電話ボックスに水が満たされていて、電話ボックスの水の中を赤や黒の金魚が泳いでいます。扉を開けると、電話ボックスから金魚が水と共に流れ出てきてしまいそうで、電話ボックスのドアを開けるのを躊躇してしまいますね(現物を見たことがないのですが、本当に水が入っているみたい)。知っている!という方も多いのではないでしょうか。

 

実は、今年の年初に大阪高等裁判所で判決が言い渡された事件の主人公なのです。

 

初めてこの写真を見たときは、斬新だなと思い、創作性があると思ったのですが、電話ボックスを水槽に見立てること、水槽に見立てた電話ボックスに金魚を泳がせることは、創作性がないと判断されています。金魚にはさまざまな種類があり、また金魚の数も幅広く選択可能であることが指摘されていたので、創作性が認められやすい傾向にありそうだと思ったのですが、金魚の数がありふれた範囲を脱していなかったようで、この点には創作性が認められませんでした。

 

それでも、この電話ボックスには創作性があると判断されています。どこにあると思いますか?

 

写真を見ても私は全然気づくことができなかったのですが、よーく見て下さいね。「受話器の穴から気泡が出ている」のです。つまり、水槽内の気泡発生装置の役割をなんと受話器に持たせていたのです。

 

これは斬新だなと思い、ここに創作性が認められています。しかも、電話ボックス内の水は公衆電話よりも高い位置まで水で満たされているため、受話器がフックから外れています。そして、水槽内を浮遊している受話器の穴から気泡が放たれているのです(ここは想像です)。

 

まとめ

 

涼を誘う著作物をご紹介しました。創作性の判断についてこんな風に判断するのかという部分が参考になるかと思います。

 

通常であれば、音声が変換された電気信号が通っているところを、なんと気泡が通っている。いわゆる置き換えですが、著作権においては、創作性を認められる際に寄与しました。

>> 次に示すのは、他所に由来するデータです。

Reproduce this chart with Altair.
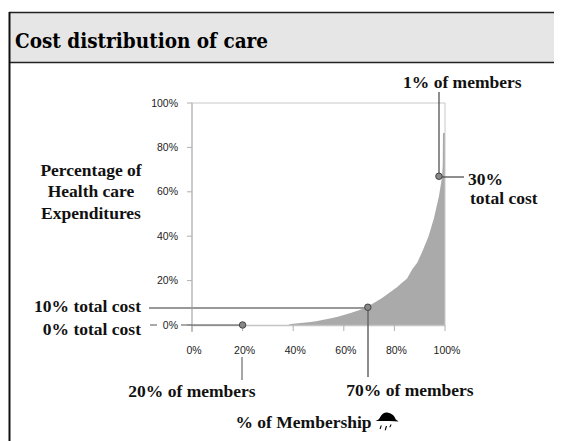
import altair as alt
import pandas as pd

# Lorenz-like cost curve: % of members, % of cost
member_pct = [0, 38, 39, 42, 45, 47, 49, 52, 55, 58, 60, 63, 66, 69, 72, 75, 78, 81, 83, 85, 87, 89, 91, 93.5, 95.6, 97.6, 98.6, 98.9, 99.1, 99.2, 100]
cost_pct = [0, 0, 0.4, 0.8, 1.1, 1.4, 1.7, 2.4, 3.0, 3.8, 4.5, 5.5, 6.6, 8.0, 10, 12, 14.5, 17, 19, 21, 25, 28, 33, 40, 48, 58, 65, 68, 72, 86.5, 86.5]

y_ticks = [0, 20, 40, 60, 80, 100]
x_ticks = [0, 20, 40, 60, 80, 100]
dot_x = [20, 69.5, 97.6]
dot_y = [0, 8, 67]

W, H = 253, 222
PX, PY = 184, 95  # plot origin within the canvas

def sx(p):
    return (p - 192) / W * 100

def sy(p):
    return (325 - p) / H * 100

xs = alt.Scale(domain=[0, 100], nice=False, zero=False, clamp=False)
ys = alt.Scale(domain=[0, 100], nice=False, zero=False, clamp=False)
X = lambda f: alt.X(f, type="quantitative", scale=xs, axis=None)
Y = lambda f: alt.Y(f, type="quantitative", scale=ys, axis=None)

SERIF = "Liberation Serif"
SANS = "Liberation Sans"


def box(x0, x1, y0, y1, **kw):
    df = pd.DataFrame({"a": [sx(x0)], "b": [sx(x1)], "c": [sy(y0)], "d": [sy(y1)]})
    return alt.Chart(df).mark_rect(clip=False, **kw).encode(X("a"), x2="b", y=Y("c"), y2="d")


def seg(x0, y0, x1, y1, color, width=1.0):
    df = pd.DataFrame({"a": [sx(x0)], "b": [sx(x1)], "c": [sy(y0)], "d": [sy(y1)]})
    return alt.Chart(df).mark_rule(color=color, strokeWidth=width, clip=False).encode(X("a"), x2="b", y=Y("c"), y2="d")


def label(txt, x, y, size=17.5, font=SERIF, weight="bold", align="left", color="#111111"):
    df = pd.DataFrame({"a": [sx(x)], "c": [sy(y)], "t": [txt]})
    return alt.Chart(df).mark_text(font=font, fontSize=size, fontWeight=weight, align=align, baseline="alphabetic", color=color, clip=False).encode(X("a"), Y("c"), text="t:N")


layers = []
# panel frame and header
layers.append(box(9, 562, 12, 62, fill="#e6e6e6"))
layers.append(seg(9, 12.5, 562, 12.5, "#222222", 1.5))
layers.append(seg(9, 62.5, 562, 62.5, "#222222", 1.5))
layers.append(seg(9.5, 12, 9.5, 441, "#111111", 2))
layers.append(label("Cost distribution of care", 15, 47.5, size=20.5, font="DejaVu Serif Condensed", color="#000000"))

# curve
curve = pd.DataFrame({"m": member_pct, "c": cost_pct})
layers.append(alt.Chart(curve).mark_area(color="#aaaaaa", interpolate="linear", clip=True).encode(X("m"), Y("c")))

# plot outline
layers.append(seg(192, 103, 445, 103, "#c8c8c8", 1))
layers.append(seg(445, 103, 445, 325, "#c8c8c8", 1))
layers.append(seg(192, 103, 192, 332, "#b8b8b8", 1.5))
layers.append(seg(192, 325.5, 445, 325.5, "#c4c4c4", 1.5))

# ticks and tick labels
for v in y_ticks:
    py = 325 - v * H / 100
    layers.append(seg(187, py, 192, py, "#b0b0b0", 1))
    layers.append(label(f"{v}%", 178, py + 3.5, size=10.5, font=SANS, weight="normal", align="right", color="#222222"))
for v in x_ticks:
    px = 192 + v * W / 100
    layers.append(seg(px, 325, px, 331, "#b0b0b0", 1))
    layers.append(label(f"{v}%", px + 2, 354, size=10.5, font=SANS, weight="normal", align="center", color="#222222"))

# callout lines
layers.append(seg(149, 308, 368, 308, "#999999", 2))
layers.append(seg(150, 325, 157, 325, "#555555", 1))
layers.append(seg(181, 325, 242, 325, "#555555", 1.2))
layers.append(seg(242, 357, 242, 380, "#888888", 1.5))
layers.append(seg(368, 308, 368, 377, "#666666", 1.5))
layers.append(seg(439, 92, 439, 177, "#444444", 1.2))
layers.append(seg(439, 177, 464, 177, "#444444", 1.2))

# dots
dots = pd.DataFrame({"m": dot_x, "c": dot_y})
layers.append(alt.Chart(dots).mark_point(filled=True, fill="#888888", stroke="#444444", strokeWidth=1, size=42, opacity=1, clip=False).encode(X("m"), Y("c")))

# annotations
layers.append(label("1% of members", 403, 88))
layers.append(label("30%", 468, 185))
layers.append(label("total cost", 470, 204))
layers.append(label("Percentage of", 91, 175.5, align="center"))
layers.append(label("Health care", 91, 197, align="center"))
layers.append(label("Expenditures", 91, 218.5, align="center"))
layers.append(label("10% total cost", 141, 312, align="right"))
layers.append(label("0% total cost", 141, 335, align="right"))
layers.append(label("20% of members", 192, 396.5, align="center"))
layers.append(label("70% of members", 410, 396, align="center"))
layers.append(label("% of Membership", 303.5, 428, align="center"))

# rain cloud glyph
cloud = pd.DataFrame({"a": [sx(387)], "c": [sy(421.5)]})
cloud_path = ("M-1,-0.05 C-0.8,-0.1 -0.65,-0.2 -0.55,-0.45 C-0.4,-0.75 -0.1,-0.85 0.15,-0.75 C0.5,-0.7 0.7,-0.4 0.75,-0.2 "
              "C0.85,-0.1 0.95,-0.05 1,0 L0.2,-0.05 L-1,-0.05 Z "
              "M-0.55,0.35 L-0.45,0.35 L-0.55,0.65 L-0.65,0.65 Z "
              "M-0.1,0.4 L0,0.4 L-0.1,0.75 L-0.2,0.75 Z "
              "M0.3,0.25 L0.4,0.25 L0.3,0.5 L0.2,0.5 Z")
layers.append(alt.Chart(cloud).mark_point(filled=True, fill="#000000", opacity=1, strokeWidth=0, shape=cloud_path, size=529, clip=False).encode(X("a"), Y("c")))

chart = alt.layer(*layers).properties(
    width=W,
    height=H,
    autosize=alt.AutoSizeParams(type="none"),
    padding={"left": PX, "top": PY, "right": 562 - 16 - PX - W, "bottom": 441 - 8 - PY - H},
    background="#ffffff",
).configure_view(stroke=None)

chart.save("out.html", embed_options={"renderer": "svg", "actions": False})
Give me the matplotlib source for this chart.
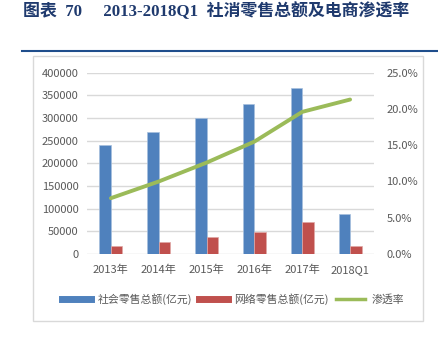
import numpy as np
import matplotlib
matplotlib.use("Agg")
import matplotlib.pyplot as plt
from matplotlib.lines import Line2D
from matplotlib.patches import Rectangle

plt.rcParams['font.family'] = ['Noto Sans CJK SC', 'DejaVu Sans']

categories = ['2013年', '2014年', '2015年', '2016年', '2017年', '2018Q1']
retail_total = [240500, 269800, 299300, 331000, 366200, 88200]
online_retail = [17600, 27200, 38200, 48500, 70600, 17600]
penetration = [0.077, 0.100, 0.126, 0.155, 0.196, 0.213]
left_ticks = [0, 50000, 100000, 150000, 200000, 250000, 300000, 350000, 400000]
right_ticks = [0.0, 0.05, 0.10, 0.15, 0.20, 0.25]
legend_labels = ['社会零售总额(亿元)', '网络零售总额(亿元)', '渗透率']
title_text = '图表  70     2013-2018Q1  社消零售总额及电商渗透率'

BLUE = '#4F81BD'
RED = '#C0504D'
GREEN = '#9BBB59'
GREY_TXT = '#595959'
GRID = '#D9D9D9'
TITLE_C = '#1F3A6E'

W, H = 438, 353
fig = plt.figure(figsize=(W / 100, H / 100), dpi=100)

# outer chart box
fig.patches.append(Rectangle((32.7 / W, 1 - 320.7 / H), 390.6 / W, 264.7 / H,
                             transform=fig.transFigure, fill=False,
                             edgecolor=GRID, linewidth=1.0))
# title rule
fig.add_artist(Line2D([22 / W, 437 / W], [1 - 50.7 / H, 1 - 50.7 / H],
                      transform=fig.transFigure, color='#1F4E8C', linewidth=1.5))
fig.text(23 / W, 1 - 11 / H, title_text, fontsize=12.2, fontweight='bold',
         color=TITLE_C, va='center', ha='left',
         family=['Liberation Serif', 'Noto Sans CJK SC'])

ax = fig.add_axes([87 / W, 1 - 254 / H, (374 - 87) / W, (254 - 72.7) / H])
x = np.arange(len(categories))
bw = 0.24
ax.bar(x - bw / 2, retail_total, width=bw, color=BLUE, edgecolor='#A7C0DE',
       linewidth=0.5, zorder=3)
ax.bar(x + bw / 2, online_retail, width=bw, color=RED, edgecolor='#E0A8A6',
       linewidth=0.5, zorder=3)
ax.set_xlim(-0.5, len(categories) - 0.5)
ax.set_ylim(0, 400000)
ax.set_yticks(left_ticks)
ax.set_yticklabels([str(v) for v in left_ticks])
ax.set_xticks(x)
ax.set_xticklabels(categories)
ax.grid(axis='y', color=GRID, linewidth=1.0, zorder=0)
ax.set_axisbelow(True)
for s in ax.spines.values():
    s.set_visible(False)
ax.tick_params(axis='both', length=0, colors=GREY_TXT, labelsize=8)
ax.tick_params(axis='y', pad=6)
ax.tick_params(axis='x', pad=8)

ax2 = ax.twinx()
ax2.plot(x, penetration, color=GREEN, linewidth=2.8, solid_capstyle='round', zorder=4)
ax2.set_ylim(0, 0.25)
ax2.set_yticks(right_ticks)
ax2.set_yticklabels([f'{v * 100:.1f}%' for v in right_ticks])
for s in ax2.spines.values():
    s.set_visible(False)
ax2.tick_params(axis='y', length=0, colors=GREY_TXT, labelsize=8, pad=9)

handles = [Line2D([], [], color=BLUE, linewidth=5),
           Line2D([], [], color=RED, linewidth=5),
           Line2D([], [], color=GREEN, linewidth=2.5)]
leg = fig.legend(handles, legend_labels, loc='center', ncol=3,
                 bbox_to_anchor=(233 / W, 1 - 299.3 / H), frameon=False,
                 fontsize=7.8, handlelength=2.7, handletextpad=0.6,
                 columnspacing=0.65, labelcolor=GREY_TXT)

fig.savefig('out.png', dpi=100)
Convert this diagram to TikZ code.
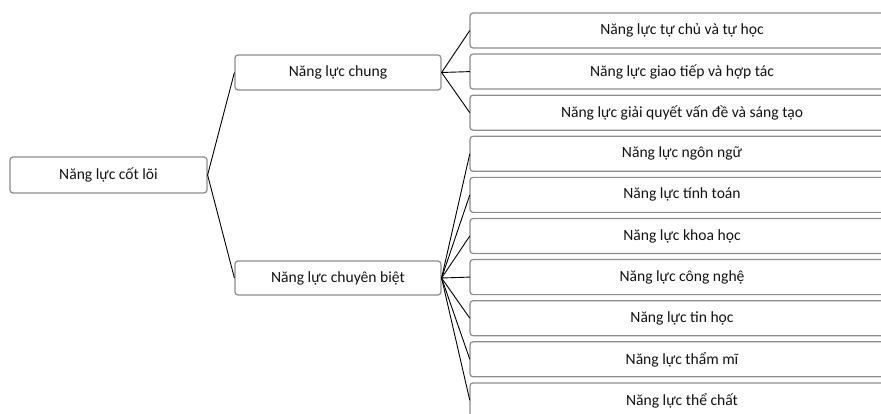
\documentclass[tikz,border=0pt]{standalone}
\usepackage{fontspec}
\setmainfont{Carlito}
\definecolor{boxline}{RGB}{140,140,140}
\definecolor{txt}{RGB}{20,20,20}
\begin{document}
\begin{tikzpicture}[x=1pt,y=-1pt,
  box/.style={draw=boxline, line width=1.2pt, rounded corners=3pt, fill=white,
    inner sep=0pt, text=txt, font=\fontsize{15.6}{18}\selectfont},
  leaf/.style={inner sep=0pt, text=txt, font=\fontsize{15.6}{18}\selectfont,
    minimum width=424pt, minimum height=35pt},
  frame/.style={draw=boxline, line width=1.2pt, rounded corners=3pt, fill=white},
  conn/.style={draw=black, line width=0.9pt}]
\useasboundingbox (0,0) rectangle (881,414);
\clip (0,0) rectangle (881,414);
% root and level 1
\node[box, minimum width=197pt, minimum height=36pt] (root) at (108.5,175) {Năng lực cốt lõi};
\node[box, minimum width=206pt, minimum height=35pt] (chung) at (338,72.5) {Năng lực chung};
\node[box, minimum width=206pt, minimum height=34pt] (cb) at (338,278) {Năng lực chuyên biệt};
% level 2 (boxes run past the right edge)
\foreach \n/\t [count=\i from 0] in {a/{Năng lực tự chủ và tự học},
  b/{Năng lực giao tiếp và hợp tác},
  c/{Năng lực giải quyết vấn đề và sáng tạo},
  d/{Năng lực ngôn ngữ},
  e/{Năng lực tính toán},
  f/{Năng lực khoa học},
  g/{Năng lực công nghệ},
  h/{Năng lực tin học},
  i/{Năng lực thẩm mĩ},
  j/{Năng lực thể chất}}
  {
  \path[frame] (470,30.5+41.1*\i-17.5) rectangle (960,30.5+41.1*\i+17.5);
  \node[leaf] (\n) at (682,30.5+41.1*\i) {\t};
  }
% connectors
\draw[conn] (root.east) -- (chung.west);
\draw[conn] (root.east) -- (cb.west);
\foreach \n in {a,b,c} \draw[conn] (chung.east) -- (\n.west);
\foreach \n in {d,e,f,g,h,i,j} \draw[conn] (cb.east) -- (\n.west);
\end{tikzpicture}
\end{document}
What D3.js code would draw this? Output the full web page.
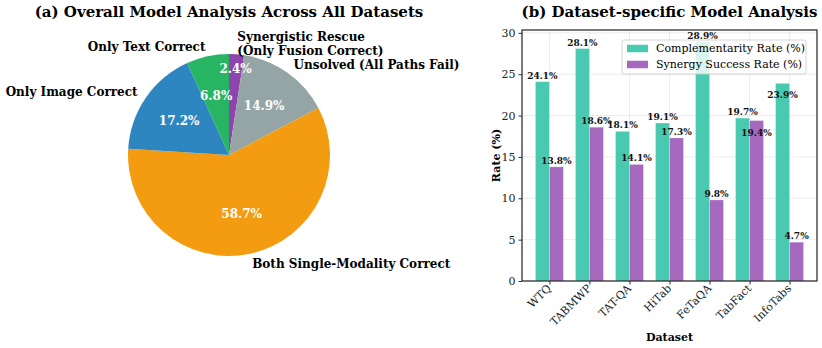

また、特許においても、解決しようとする課題が違って、課題解決手段として置き換えが行われていると進歩性が認められやすい傾向にあるよなと思いました(著作権特許権を関連づけようとして、強引だったでしょうか・・・)。

 

なお、文章中、主観で斬新だと思うこと=創作性ありみたな関係があるように書いていますが、そうではないのでご注意ください。

 

最後まで読んでいただきありがとうございました!!

 

追加情報(2021/8/29追加)

この判決が確定したと報道がありました。